No program — not Michigan, not North Dakota, not Wisconsin — got to 10 NCAA titles before DU. No school had won three within a seven-year span since BC from 2008-2012. And no team has nabbed four titles over a decade’s worth of Frozen Fours since the Wolverines did it all the way back in the late 1950s.
“I feel like it’s just the guys that we get in Denver,” Davis, the cat-quick and affable Alberta native confided before he celebrated DU’s 10th championship at Magness.
“We just recruit winners. And anyone that comes here knows what the goal is: You want to win a national championship. And yeah, I mean, that’s why you come here.”
You come for gold banners, the nine that stood watch Monday as DU captain McKade Webster stepped to the microphone with cool shades and a puckish grin.
“I’ll start us out,” Webster said. “How about Matty Davis?”
Matty smiled at that one.
The crowd went nuts.
“MAT-TY!”
“MAT-TY!”
Matty stood. On his own two feet instead of his head, this time.
By the way, have the Avs called yet?
“Georgie is awesome,” Davis said of beleaguered Avalanche goaltender Alexandar Georgiev. “He’s a great goalie. But, yeah — (the NHL is) not something I’m too focused on right now. I’m just focused on these guys and hanging out.”
Who’s the most famous person to reach out in the last 35-40 hours?
A pause.
“I’m not really sure,” Davis said. “I mean, it might be my cousin. He’s an NBA player.”
He is?
You tell him you’re the most famous athlete in the family right now?
“Oh, I’m not, not at all,” he chortled. “Not even close.”
He is in John Scavarda’s house.

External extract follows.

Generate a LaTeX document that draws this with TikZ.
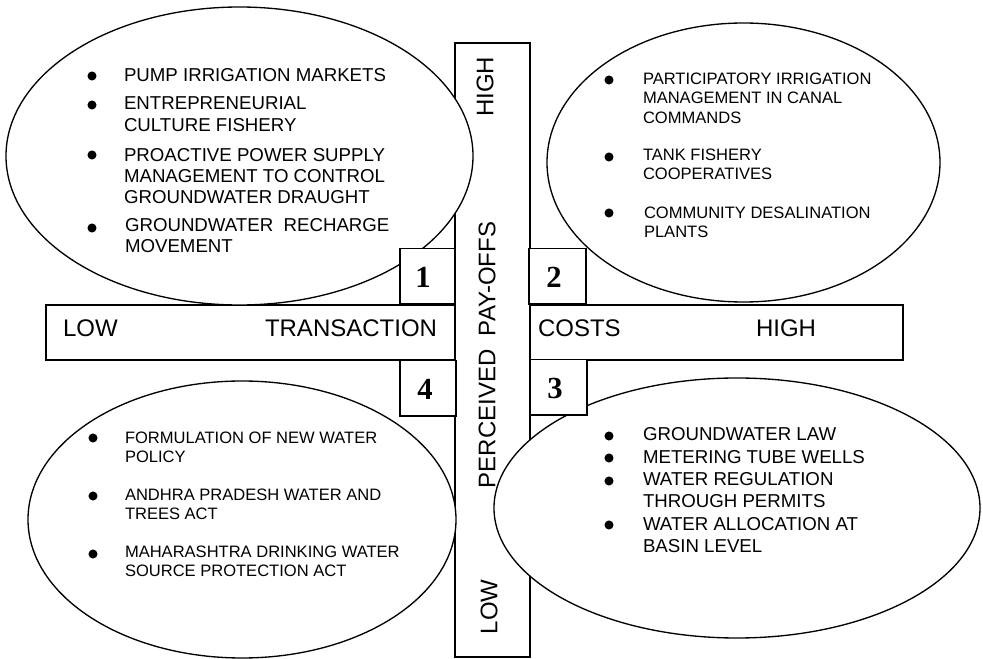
\documentclass[tikz,border=0pt]{standalone}
\usepackage{fontspec}
\setmainfont{Liberation Sans}
\newfontfamily\numfont{Liberation Serif}
\usetikzlibrary{shapes.geometric}
\begin{document}
\begin{tikzpicture}[x=0.75pt,y=-0.75pt,
  every node/.style={inner sep=0pt, outer sep=0pt},
  bar/.style={draw, fill=white, rectangle, line width=1pt},
  oval/.style={draw, fill=white, ellipse, line width=1pt},
  numbox/.style={draw, fill=white, rectangle, line width=1pt, minimum height=41.5pt},
  num/.style={font=\numfont\bfseries\fontsize{23}{23}\selectfont},
  axis/.style={font=\fontsize{18}{20}\selectfont},
  itemL/.style={font=\fontsize{14}{16}\selectfont, align=left, anchor=north west},
  itemS/.style={font=\fontsize{12.4}{14.5}\selectfont, align=left, anchor=north west},
  itemM/.style={font=\fontsize{14}{16.8}\selectfont, align=left, anchor=north west},
  dot/.style={fill=black, circle, minimum size=6.8pt}
]
\useasboundingbox (0,0) rectangle (983,659);

% bars
\node[bar, minimum width=642.75pt, minimum height=41.25pt] (hbar) at (474.5,332.5) {};
\node[bar, minimum width=56.25pt, minimum height=460.5pt] (vbar) at (492.5,350) {};

% ellipses
\node[oval, minimum width=350.25pt, minimum height=223.5pt] (eTL) at (239.5,156) {};
\node[oval, minimum width=294.75pt, minimum height=209.25pt] (eTR) at (743.5,162.5) {};
\node[oval, minimum width=321pt, minimum height=207.75pt] (eBL) at (242,519.5) {};
\node[oval, minimum width=364.5pt, minimum height=195pt] (eBR) at (737,508) {};

% numbered boxes
\node[numbox, minimum width=41.25pt] (box1) at (427.5,276.5) {};
\node[numbox, minimum width=42.75pt] (box2) at (557.5,276.5) {};
\node[numbox, minimum width=42pt] (box4) at (428,388.5) {};
\node[numbox, minimum width=42.75pt] (box3) at (558.5,387.5) {};
\node[num] (n1) at (423,277) {1};
\node[num] (n2) at (554,277) {2};
\node[num] (n4) at (425,389) {4};
\node[num] (n3) at (555,388) {3};

% horizontal axis labels
\node[axis, anchor=base west] (hlow) at (63,337) {LOW};
\node[axis, anchor=base west] (htrans) at (265,337) {TRANSACTION};
\node[axis, anchor=base west] (hcost) at (538,337) {COSTS};
\node[axis, anchor=base west] (hhigh) at (756,337) {HIGH};

% vertical axis labels
\node[axis, rotate=90] (vhigh) at (485,87) {HIGH};
\node[axis, rotate=90] (vpay) at (487,355) {PERCEIVED\ \ PAY-OFFS};
\node[axis, rotate=90] (vlow) at (489,607) {LOW};

% top-left quadrant
\node[dot] (dTL1) at (92,76) {};
\node[dot] (dTL2) at (92,105) {};
\node[dot] (dTL3) at (92,155) {};
\node[dot] (dTL4) at (92,228) {};
\node[itemL] (tTL1) at (124,68) {PUMP IRRIGATION MARKETS};
\node[itemL] (tTL2) at (124,97) {ENTREPRENEURIAL\\CULTURE FISHERY};
\node[itemL] (tTL3) at (124,148) {PROACTIVE POWER SUPPLY\\MANAGEMENT TO CONTROL\\GROUNDWATER DRAUGHT};
\node[itemL] (tTL4) at (125,218) {GROUNDWATER\ \ RECHARGE\\MOVEMENT};

% top-right quadrant
\node[dot] (dTR1) at (609,80) {};
\node[dot] (dTR2) at (609,157) {};
\node[dot] (dTR3) at (609,213) {};
\node[itemS] (tTR1) at (643,73) {PARTICIPATORY IRRIGATION\\MANAGEMENT IN CANAL\\COMMANDS};
\node[itemS] (tTR2) at (643,149) {TANK FISHERY\\COOPERATIVES};
\node[itemS] (tTR3) at (644,207) {COMMUNITY DESALINATION\\PLANTS};

% bottom-left quadrant
\node[dot] (dBL1) at (93,438) {};
\node[dot] (dBL2) at (93,496) {};
\node[dot] (dBL3) at (93,554) {};
\node[itemS] (tBL1) at (125,432) {FORMULATION OF NEW WATER\\POLICY};
\node[itemS] (tBL2) at (125,489) {ANDHRA PRADESH WATER AND\\TREES ACT};
\node[itemS] (tBL3) at (125,546) {MAHARASHTRA DRINKING WATER\\SOURCE PROTECTION ACT};

% bottom-right quadrant
\node[dot] (dBR1) at (609,436) {};
\node[dot] (dBR2) at (609,458) {};
\node[dot] (dBR3) at (609,481) {};
\node[dot] (dBR4) at (609,525) {};
\node[itemM] (tBR1) at (643,427) {GROUNDWATER LAW};
\node[itemM] (tBR2) at (643,450) {METERING TUBE WELLS};
\node[itemM] (tBR3) at (643,472) {WATER REGULATION\\THROUGH PERMITS};
\node[itemM] (tBR4) at (643,517) {WATER ALLOCATION AT\\BASIN LEVEL};
\end{tikzpicture}
\end{document}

Few in crimson and gold have hung for this one longer than John, DU Class of ’55, now 90 years young and living out in Rancho Palos Verdes, Calif.
I’d reached out to him late Saturday afternoon, shortly after Rieger Lorenz put the Pios up 2-0 on Boston College, so confident was I that Davis was well on his way to a shutout.
His wife picked up and handed him the phone. He promptly but politely shooed me away, given that the NCAA championship still technically hung in the balance.
“We’ve got more than a period left,” John huffed. I laughed.
Scavarda was in a more celebratory mood Monday morning.
“Oh God,” he cackled. “I never thought I’d live long enough to see them win another one.”
Scavarda’s a treasure. He can see a hundy over the hill. His hearing comes and goes. But the man’s as sharp as a skate blade. John served as DU’s manager from 1951-55, just two years after the program launched under Vern Turner. Which means he also served as de facto team trainer and occasional traveling secretary.
“By today’s standards, we would not be a Division I (program),” he recalled. “We had 16 scholarships, one coach and no trainers. I was everything for the first four years there. I did the taping.”
The Pios had a doctor at home games in those days. For road trips, though, Scavarda was basically it.
“I had to go over to the home (bench) and ask them to help us if somebody got hurt,” he recalled. “(Coach) Neil Celley was a nice guy, but he wouldn’t spend money.”
DU’s sweaters were so dicey in those days, John said, he got together with a friend in the art department at DU to help design new sweaters.
“We didn’t buy new equipment,” Scavarda said. “They opened an account for me with a shoe shop and I went down there and they dry-cleaned everything. Oh God, it was fun.”
DU skates in a different tax bracket now. Matty Ice handed me his ’22 championship ring Monday, a dazzling beast with 70 stones and the word “PIOS” lasered into the band. It felt like a bejeweled paperweight or a stone ripped from the knuckle of Thanos’ Infinity Gauntlet.
“For the past 75 years, I think this community has supported us at an unbelievable level,” DU coach David Carle said before the celebration. “And we’re so thrilled for them to be the first to 10, and to be able to celebrate that here.”
Scavarda has seen a heck of a lot in nine decades. He plans on living long enough to see another title run for his alma mater, too. Just as long as the administration can keep Carle, who led Team USA to gold at the World Juniors this past January, in crimson and gold.
“I just couldn’t believe what I saw (in St. Paul),” John said. “I hope to (heck) the coach stays a few more years, because I think the NHL will come after him.”
Ten was pure zen.
Eleven would be heaven.
DU-nasty, baby.
“Are you allowed to talk about the ‘D’ word?” I asked Carle, who’s signed through the ’26-27 season.
“What’s the ‘D word?’” he replied.
“Dynasty,” I said.
“Oh, yeah. I don’t know,” the straight-laced coach said with one of those measured, Carle semi-grins. “I’ll let you guys use those (words).
“But I can tell you we’ll still be hungry for more next year. And maybe we can start using it.”
Maybe?
“That’ll be the first (goal) that’s set come summertime,” Davis cracked. “Yeah, Coach does say (dynasty).”
Davis already has pucks in his glove and stars in his eyes. We ain’t seen fire rainin’ in the sky like this for a long, long, long time.